◆ **Objective**:
Everything from the line with "Recreate this image" through the line with "const zip = (a: number[], b: number[])", inclusive, should be repeated exactly, except the pictures.
── Data rows ──
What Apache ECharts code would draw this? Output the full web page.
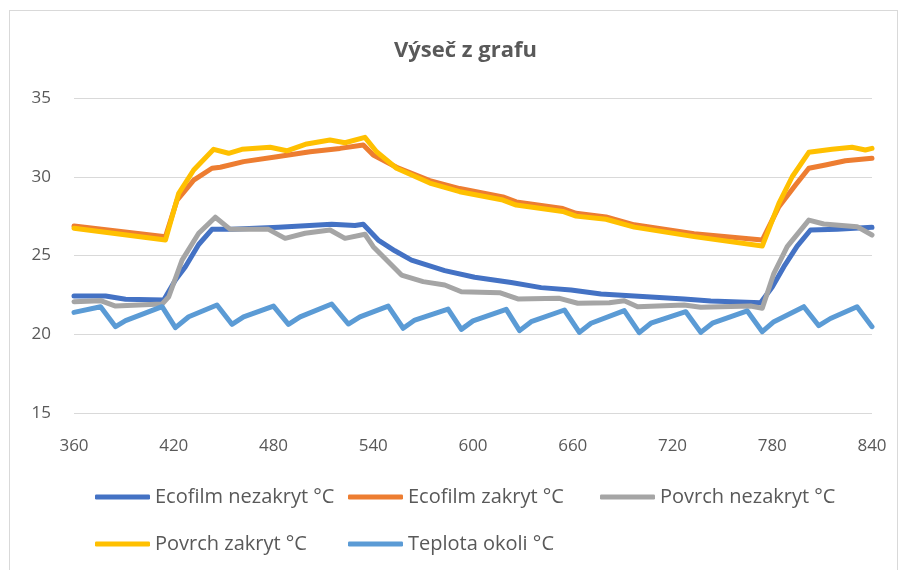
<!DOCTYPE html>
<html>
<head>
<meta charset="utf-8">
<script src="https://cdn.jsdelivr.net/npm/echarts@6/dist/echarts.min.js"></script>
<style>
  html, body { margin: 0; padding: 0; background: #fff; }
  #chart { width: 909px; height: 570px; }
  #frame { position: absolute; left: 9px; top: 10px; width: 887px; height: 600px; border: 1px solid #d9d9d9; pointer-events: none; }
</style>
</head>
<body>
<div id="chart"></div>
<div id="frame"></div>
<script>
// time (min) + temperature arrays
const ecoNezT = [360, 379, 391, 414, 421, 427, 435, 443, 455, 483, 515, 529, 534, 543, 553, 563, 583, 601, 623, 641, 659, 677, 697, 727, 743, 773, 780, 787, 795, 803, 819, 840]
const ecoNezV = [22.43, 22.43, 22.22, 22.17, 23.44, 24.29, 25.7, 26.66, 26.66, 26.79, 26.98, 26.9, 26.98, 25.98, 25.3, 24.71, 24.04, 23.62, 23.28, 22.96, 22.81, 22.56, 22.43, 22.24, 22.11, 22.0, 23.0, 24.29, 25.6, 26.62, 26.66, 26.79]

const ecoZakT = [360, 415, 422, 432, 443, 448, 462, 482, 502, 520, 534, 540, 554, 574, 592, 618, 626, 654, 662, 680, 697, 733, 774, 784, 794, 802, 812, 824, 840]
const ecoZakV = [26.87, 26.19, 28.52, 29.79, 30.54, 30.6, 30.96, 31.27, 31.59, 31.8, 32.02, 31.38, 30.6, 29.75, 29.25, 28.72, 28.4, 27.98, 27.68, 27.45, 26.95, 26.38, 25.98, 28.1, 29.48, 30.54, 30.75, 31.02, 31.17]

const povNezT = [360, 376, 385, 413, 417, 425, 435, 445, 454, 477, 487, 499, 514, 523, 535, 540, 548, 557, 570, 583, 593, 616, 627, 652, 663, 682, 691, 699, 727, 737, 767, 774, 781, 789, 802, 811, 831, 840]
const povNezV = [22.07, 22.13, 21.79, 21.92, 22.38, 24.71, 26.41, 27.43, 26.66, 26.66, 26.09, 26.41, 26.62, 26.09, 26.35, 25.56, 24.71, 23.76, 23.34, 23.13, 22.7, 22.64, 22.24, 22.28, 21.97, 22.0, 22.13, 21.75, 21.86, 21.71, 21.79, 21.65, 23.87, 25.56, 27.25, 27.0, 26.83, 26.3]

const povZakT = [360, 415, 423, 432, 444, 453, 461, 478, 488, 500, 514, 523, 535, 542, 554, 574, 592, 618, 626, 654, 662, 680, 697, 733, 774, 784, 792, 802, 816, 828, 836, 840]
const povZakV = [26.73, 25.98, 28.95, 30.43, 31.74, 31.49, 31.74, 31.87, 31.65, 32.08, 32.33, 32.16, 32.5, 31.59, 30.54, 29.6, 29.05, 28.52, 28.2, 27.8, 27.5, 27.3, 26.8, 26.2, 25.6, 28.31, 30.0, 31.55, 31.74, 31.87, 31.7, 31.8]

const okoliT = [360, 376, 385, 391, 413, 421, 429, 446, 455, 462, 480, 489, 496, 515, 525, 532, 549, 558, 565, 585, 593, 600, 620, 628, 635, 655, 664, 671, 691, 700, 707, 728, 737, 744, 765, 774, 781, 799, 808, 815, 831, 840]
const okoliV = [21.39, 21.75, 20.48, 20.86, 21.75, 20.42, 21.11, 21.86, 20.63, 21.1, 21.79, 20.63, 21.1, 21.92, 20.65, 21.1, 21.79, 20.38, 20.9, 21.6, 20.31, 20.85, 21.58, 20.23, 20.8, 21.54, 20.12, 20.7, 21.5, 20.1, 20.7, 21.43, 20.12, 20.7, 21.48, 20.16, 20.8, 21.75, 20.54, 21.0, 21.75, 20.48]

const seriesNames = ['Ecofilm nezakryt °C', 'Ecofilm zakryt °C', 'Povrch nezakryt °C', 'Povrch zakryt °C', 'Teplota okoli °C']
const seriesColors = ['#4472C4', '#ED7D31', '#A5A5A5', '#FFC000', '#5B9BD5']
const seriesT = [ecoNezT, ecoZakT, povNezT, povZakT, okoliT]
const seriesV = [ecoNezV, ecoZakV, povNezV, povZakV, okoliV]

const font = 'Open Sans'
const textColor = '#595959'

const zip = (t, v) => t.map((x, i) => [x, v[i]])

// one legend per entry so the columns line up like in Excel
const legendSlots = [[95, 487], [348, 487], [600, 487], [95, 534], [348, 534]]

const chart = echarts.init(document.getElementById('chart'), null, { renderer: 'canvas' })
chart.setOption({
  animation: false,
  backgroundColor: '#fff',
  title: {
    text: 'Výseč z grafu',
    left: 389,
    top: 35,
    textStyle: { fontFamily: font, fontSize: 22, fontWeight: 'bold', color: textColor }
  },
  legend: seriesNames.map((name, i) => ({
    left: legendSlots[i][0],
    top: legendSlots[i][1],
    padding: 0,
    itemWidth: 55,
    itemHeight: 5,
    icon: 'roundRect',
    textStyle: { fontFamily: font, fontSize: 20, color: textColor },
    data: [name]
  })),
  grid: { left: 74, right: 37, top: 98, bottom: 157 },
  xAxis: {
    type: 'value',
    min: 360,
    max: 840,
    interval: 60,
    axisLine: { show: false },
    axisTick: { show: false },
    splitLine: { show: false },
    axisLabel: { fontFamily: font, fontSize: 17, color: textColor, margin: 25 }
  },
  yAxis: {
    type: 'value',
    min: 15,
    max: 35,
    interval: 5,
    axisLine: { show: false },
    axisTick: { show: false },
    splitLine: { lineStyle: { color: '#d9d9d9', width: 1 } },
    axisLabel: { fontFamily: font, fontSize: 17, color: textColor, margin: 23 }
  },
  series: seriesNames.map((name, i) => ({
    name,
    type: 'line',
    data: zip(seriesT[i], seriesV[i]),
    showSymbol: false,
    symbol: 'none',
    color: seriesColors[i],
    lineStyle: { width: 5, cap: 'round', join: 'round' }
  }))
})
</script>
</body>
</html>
───
── Data rows ──
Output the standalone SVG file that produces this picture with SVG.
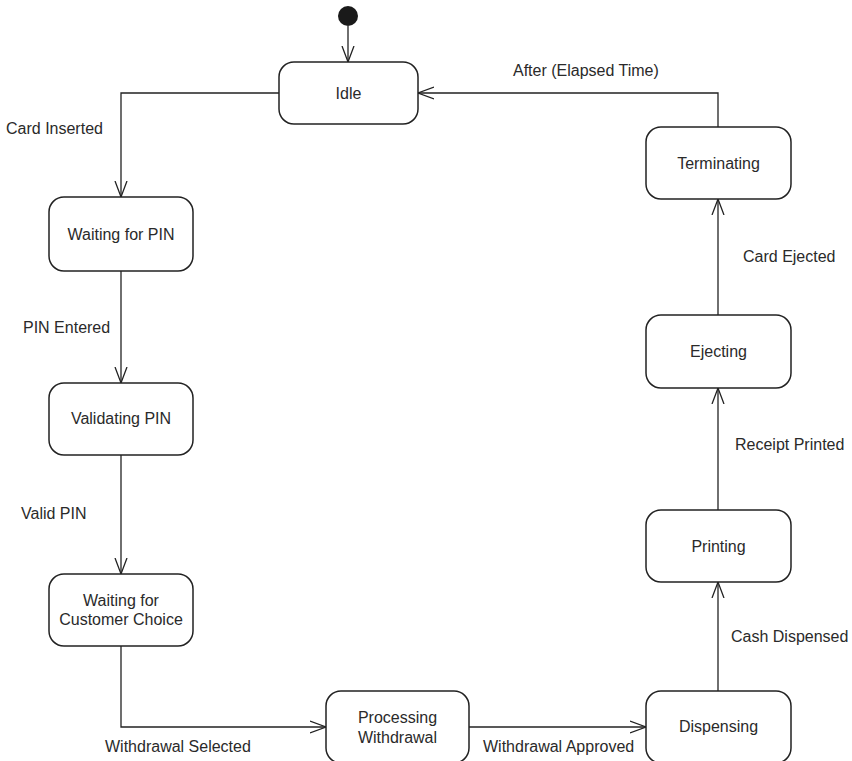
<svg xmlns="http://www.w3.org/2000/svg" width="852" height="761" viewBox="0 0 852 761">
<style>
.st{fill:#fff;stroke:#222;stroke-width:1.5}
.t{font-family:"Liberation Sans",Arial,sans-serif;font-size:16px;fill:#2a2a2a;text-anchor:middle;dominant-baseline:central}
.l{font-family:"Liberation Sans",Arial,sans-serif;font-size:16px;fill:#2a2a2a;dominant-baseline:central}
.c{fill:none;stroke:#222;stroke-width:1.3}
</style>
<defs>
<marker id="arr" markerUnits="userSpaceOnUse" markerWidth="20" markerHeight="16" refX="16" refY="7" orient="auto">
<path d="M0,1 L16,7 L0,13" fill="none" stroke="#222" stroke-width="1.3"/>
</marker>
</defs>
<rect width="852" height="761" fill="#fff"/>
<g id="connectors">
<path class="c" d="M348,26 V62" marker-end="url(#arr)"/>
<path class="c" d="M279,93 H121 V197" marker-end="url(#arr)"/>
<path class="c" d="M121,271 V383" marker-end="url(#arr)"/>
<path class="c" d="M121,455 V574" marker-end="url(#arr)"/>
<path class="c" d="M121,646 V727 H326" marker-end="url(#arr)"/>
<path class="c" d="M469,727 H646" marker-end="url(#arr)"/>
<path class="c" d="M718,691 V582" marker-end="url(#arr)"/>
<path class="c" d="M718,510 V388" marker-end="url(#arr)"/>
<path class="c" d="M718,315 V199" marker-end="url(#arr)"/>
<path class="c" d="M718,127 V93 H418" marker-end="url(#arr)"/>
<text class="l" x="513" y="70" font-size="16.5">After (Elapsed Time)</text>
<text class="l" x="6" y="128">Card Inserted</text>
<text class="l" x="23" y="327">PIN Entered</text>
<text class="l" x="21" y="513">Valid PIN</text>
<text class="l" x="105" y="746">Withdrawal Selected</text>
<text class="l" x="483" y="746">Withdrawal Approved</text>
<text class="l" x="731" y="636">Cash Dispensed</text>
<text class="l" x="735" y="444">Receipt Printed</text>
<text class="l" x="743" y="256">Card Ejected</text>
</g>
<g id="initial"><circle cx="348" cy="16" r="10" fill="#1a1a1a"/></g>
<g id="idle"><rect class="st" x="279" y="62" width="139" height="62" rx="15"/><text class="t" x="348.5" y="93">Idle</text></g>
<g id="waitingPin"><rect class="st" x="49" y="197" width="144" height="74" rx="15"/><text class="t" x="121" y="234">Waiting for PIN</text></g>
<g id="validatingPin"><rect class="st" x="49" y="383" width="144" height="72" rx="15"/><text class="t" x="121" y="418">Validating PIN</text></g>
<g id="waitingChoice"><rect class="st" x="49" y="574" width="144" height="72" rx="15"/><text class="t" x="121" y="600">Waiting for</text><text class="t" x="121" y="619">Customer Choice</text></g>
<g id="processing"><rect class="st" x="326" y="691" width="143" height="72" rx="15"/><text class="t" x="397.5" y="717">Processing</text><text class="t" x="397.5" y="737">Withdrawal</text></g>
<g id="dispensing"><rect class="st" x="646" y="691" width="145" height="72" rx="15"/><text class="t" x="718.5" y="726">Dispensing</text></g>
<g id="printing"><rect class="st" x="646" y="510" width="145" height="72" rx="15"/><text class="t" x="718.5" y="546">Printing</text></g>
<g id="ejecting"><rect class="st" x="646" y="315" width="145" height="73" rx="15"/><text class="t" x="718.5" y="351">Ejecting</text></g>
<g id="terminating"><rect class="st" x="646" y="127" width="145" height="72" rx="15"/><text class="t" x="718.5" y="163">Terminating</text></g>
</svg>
───
── Data rows ──
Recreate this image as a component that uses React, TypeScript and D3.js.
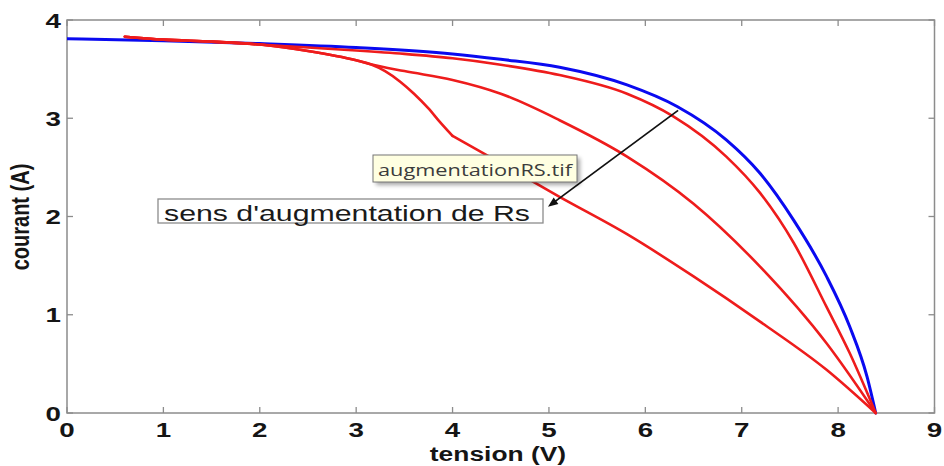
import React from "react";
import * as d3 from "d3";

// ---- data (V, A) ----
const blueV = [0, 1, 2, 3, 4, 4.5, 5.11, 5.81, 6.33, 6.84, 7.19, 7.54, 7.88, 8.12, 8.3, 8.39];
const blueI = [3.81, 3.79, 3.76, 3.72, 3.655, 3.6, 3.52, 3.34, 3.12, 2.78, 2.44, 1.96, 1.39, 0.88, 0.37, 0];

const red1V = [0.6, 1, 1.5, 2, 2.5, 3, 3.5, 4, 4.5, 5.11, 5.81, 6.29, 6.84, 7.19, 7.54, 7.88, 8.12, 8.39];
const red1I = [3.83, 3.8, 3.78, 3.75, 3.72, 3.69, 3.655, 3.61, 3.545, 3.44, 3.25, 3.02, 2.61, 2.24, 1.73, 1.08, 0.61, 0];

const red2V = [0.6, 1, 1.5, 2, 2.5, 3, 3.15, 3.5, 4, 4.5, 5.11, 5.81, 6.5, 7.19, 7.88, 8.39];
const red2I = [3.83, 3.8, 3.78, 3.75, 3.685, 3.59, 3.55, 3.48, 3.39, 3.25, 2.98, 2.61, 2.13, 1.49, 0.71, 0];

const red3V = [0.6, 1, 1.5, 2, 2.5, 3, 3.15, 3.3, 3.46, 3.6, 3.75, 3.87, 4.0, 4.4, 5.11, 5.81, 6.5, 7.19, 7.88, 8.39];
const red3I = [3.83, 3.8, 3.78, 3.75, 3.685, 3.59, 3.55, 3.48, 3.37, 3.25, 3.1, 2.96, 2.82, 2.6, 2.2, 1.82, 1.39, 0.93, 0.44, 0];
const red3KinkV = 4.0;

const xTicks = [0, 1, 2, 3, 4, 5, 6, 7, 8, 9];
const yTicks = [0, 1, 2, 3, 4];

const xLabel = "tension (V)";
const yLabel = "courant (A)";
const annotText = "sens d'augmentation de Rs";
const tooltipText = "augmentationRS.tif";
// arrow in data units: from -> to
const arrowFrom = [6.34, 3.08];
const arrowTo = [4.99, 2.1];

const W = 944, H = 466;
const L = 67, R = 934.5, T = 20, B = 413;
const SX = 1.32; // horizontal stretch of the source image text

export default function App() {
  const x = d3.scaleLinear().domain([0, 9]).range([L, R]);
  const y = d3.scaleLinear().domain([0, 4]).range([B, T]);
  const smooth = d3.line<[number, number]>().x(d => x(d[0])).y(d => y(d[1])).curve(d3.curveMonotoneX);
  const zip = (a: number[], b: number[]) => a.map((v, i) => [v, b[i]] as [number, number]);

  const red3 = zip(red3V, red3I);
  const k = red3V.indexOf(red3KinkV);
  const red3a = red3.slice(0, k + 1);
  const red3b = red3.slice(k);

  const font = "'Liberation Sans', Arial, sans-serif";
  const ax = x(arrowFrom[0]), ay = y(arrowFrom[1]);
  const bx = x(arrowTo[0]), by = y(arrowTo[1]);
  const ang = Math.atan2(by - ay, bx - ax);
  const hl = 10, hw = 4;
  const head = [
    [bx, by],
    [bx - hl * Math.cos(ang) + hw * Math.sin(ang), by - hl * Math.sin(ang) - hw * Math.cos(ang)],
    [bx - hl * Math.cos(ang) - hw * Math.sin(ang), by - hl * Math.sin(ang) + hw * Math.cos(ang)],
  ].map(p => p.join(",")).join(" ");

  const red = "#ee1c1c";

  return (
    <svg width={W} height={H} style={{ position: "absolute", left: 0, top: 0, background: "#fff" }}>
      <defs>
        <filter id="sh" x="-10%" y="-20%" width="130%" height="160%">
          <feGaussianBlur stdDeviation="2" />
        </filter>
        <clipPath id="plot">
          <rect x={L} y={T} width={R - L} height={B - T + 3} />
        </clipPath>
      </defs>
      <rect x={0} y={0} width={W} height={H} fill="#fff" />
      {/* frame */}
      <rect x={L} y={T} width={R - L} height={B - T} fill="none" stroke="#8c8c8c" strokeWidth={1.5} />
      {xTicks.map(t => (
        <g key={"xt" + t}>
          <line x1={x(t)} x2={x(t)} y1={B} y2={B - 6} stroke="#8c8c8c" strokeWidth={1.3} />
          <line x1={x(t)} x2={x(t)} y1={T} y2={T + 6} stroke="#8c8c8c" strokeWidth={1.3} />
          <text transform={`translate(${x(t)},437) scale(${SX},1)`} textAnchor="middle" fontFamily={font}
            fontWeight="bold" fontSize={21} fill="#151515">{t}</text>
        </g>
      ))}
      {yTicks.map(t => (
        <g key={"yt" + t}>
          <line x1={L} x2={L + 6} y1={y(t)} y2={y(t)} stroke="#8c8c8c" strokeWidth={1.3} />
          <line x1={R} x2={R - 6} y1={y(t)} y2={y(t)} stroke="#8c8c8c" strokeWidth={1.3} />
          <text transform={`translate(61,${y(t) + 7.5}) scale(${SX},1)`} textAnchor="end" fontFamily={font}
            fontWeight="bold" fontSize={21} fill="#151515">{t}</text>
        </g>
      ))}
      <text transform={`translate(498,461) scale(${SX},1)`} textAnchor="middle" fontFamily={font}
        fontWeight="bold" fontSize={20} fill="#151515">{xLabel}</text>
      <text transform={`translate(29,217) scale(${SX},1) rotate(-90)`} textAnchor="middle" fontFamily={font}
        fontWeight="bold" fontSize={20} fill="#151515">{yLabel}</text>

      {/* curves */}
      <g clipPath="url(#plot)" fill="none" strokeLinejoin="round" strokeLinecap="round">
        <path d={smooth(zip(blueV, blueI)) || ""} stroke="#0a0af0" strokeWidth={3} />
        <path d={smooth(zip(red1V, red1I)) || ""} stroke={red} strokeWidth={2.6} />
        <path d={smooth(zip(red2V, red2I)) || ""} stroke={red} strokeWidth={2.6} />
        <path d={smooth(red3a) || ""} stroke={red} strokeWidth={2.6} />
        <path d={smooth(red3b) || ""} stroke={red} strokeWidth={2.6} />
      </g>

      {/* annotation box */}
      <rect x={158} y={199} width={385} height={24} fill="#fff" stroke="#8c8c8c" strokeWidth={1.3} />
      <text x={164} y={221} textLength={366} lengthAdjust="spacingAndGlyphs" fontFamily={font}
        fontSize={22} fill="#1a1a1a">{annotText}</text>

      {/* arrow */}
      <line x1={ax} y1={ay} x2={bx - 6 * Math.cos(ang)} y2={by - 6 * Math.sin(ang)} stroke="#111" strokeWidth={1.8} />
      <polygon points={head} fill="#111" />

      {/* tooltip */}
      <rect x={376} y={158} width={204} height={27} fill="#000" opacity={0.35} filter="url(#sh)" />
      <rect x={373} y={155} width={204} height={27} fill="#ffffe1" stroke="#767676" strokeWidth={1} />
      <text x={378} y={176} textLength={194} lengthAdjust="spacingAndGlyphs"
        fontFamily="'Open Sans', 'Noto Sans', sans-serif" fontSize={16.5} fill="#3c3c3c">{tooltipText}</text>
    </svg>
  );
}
───
◆ **Result**:
Recreate this image as a component that uses React, TypeScript and D3.js.
import React from "react";
import * as d3 from "d3";

// ---- data (V, A) ----
const blueV = [0, 1, 2, 3, 4, 4.5, 5.11, 5.81, 6.33, 6.84, 7.19, 7.54, 7.88, 8.12, 8.3, 8.39];
const blueI = [3.81, 3.79, 3.76, 3.72, 3.655, 3.6, 3.52, 3.34, 3.12, 2.78, 2.44, 1.96, 1.39, 0.88, 0.37, 0];

const red1V = [0.6, 1, 1.5, 2, 2.5, 3, 3.5, 4, 4.5, 5.11, 5.81, 6.29, 6.84, 7.19, 7.54, 7.88, 8.12, 8.39];
const red1I = [3.83, 3.8, 3.78, 3.75, 3.72, 3.69, 3.655, 3.61, 3.545, 3.44, 3.25, 3.02, 2.61, 2.24, 1.73, 1.08, 0.61, 0];

const red2V = [0.6, 1, 1.5, 2, 2.5, 3, 3.15, 3.5, 4, 4.5, 5.11, 5.81, 6.5, 7.19, 7.88, 8.39];
const red2I = [3.83, 3.8, 3.78, 3.75, 3.685, 3.59, 3.55, 3.48, 3.39, 3.25, 2.98, 2.61, 2.13, 1.49, 0.71, 0];

const red3V = [0.6, 1, 1.5, 2, 2.5, 3, 3.15, 3.3, 3.46, 3.6, 3.75, 3.87, 4.0, 4.4, 5.11, 5.81, 6.5, 7.19, 7.88, 8.39];
const red3I = [3.83, 3.8, 3.78, 3.75, 3.685, 3.59, 3.55, 3.48, 3.37, 3.25, 3.1, 2.96, 2.82, 2.6, 2.2, 1.82, 1.39, 0.93, 0.44, 0];
const red3KinkV = 4.0;

const xTicks = [0, 1, 2, 3, 4, 5, 6, 7, 8, 9];
const yTicks = [0, 1, 2, 3, 4];

const xLabel = "tension (V)";
const yLabel = "courant (A)";
const annotText = "sens d'augmentation de Rs";
const tooltipText = "augmentationRS.tif";
// arrow in data units: from -> to
const arrowFrom = [6.34, 3.08];
const arrowTo = [4.99, 2.1];

const W = 944, H = 466;
const L = 67, R = 934.5, T = 20, B = 413;
const SX = 1.32; // horizontal stretch of the source image text

export default function App() {
  const x = d3.scaleLinear().domain([0, 9]).range([L, R]);
  const y = d3.scaleLinear().domain([0, 4]).range([B, T]);
  const smooth = d3.line<[number, number]>().x(d => x(d[0])).y(d => y(d[1])).curve(d3.curveMonotoneX);
  const zip = (a: number[], b: number[]) => a.map((v, i) => [v, b[i]] as [number, number]);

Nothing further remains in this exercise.